之前好像做过这样的,以前是加法,现在是乘法。
一开始我也傻逼得用n方的试了下,肯定是TLE的。
那显然就是可以O(n)解决了
用两个dp数组,一个存最大值,一个存最小值,因为可能是负数再乘以负数就很大了,所以每次更新需要借助最小值一同更新最大值。最后遍历一边dp大的数组就有答案了。
class Solution { public: int maxProduct(int A[], int n) { int dp[n], dpNeg[n], maximum; memset(dp, 0, sizeof(dp)); memset(dpNeg, 0, sizeof(dpNeg)); dp[0] = A[0]; dpNeg[0] = A[0]; for (int i = 1; i < n; i++) { dp[i] = max(dp[i - 1] * A[i], A[i]); dp[i] = max(dpNeg[i - 1] * A[i], dp[i]); dpNeg[i] = min(dpNeg[i - 1] * A[i], A[i]); dpNeg[i] = min(dp[i - 1] * A[i], dpNeg[i]); } for (int i = 0; i < n; i++) { if (dp[i] > maximum) maximum = dp[i]; } return maximum; } };
这题也unlock了
也可以看看Ganker的,他是在for里面就判断了maximum了。

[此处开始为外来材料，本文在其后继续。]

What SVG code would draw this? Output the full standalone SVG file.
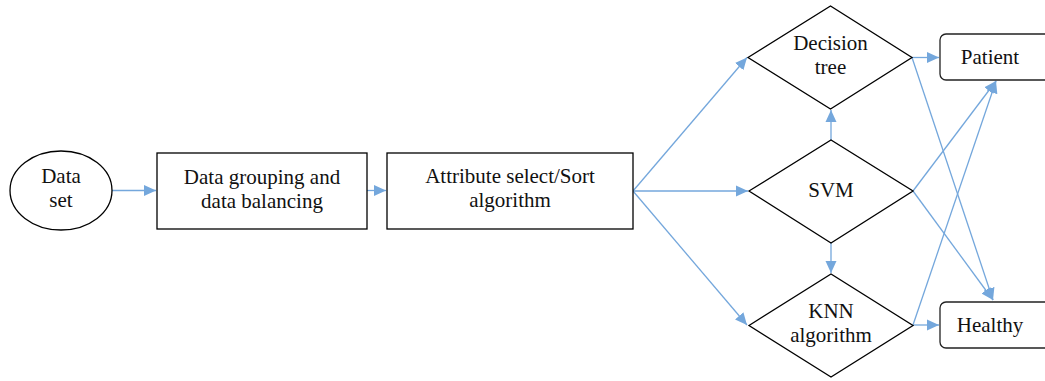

说是全局最优和局部最优的最大值。其实思路一样的吧。
同时附上leetcode上的解题思路:
Maximum Product Subarray
Besides keeping track of the largest product, we also need to keep track of the smallest product. Why? The smallest product, which is the largest in the negative sense could become the maximum when being multiplied by a negative number.
Let us denote that:
f(k) = Largest product subarray, from index 0 up to k.
Similarly,
g(k) = Smallest product subarray, from index 0 up to k.
Then,
f(k) = max( f(k-1) * A[k], A[k], g(k-1) * A[k] ) g(k) = min( g(k-1) * A[k], A[k], f(k-1) * A[k] )
There we have a dynamic programming formula. Using two arrays of size n, we could deduce the final answer as f(n-1). Since we only need to access its previous elements at each step, two variables are sufficient.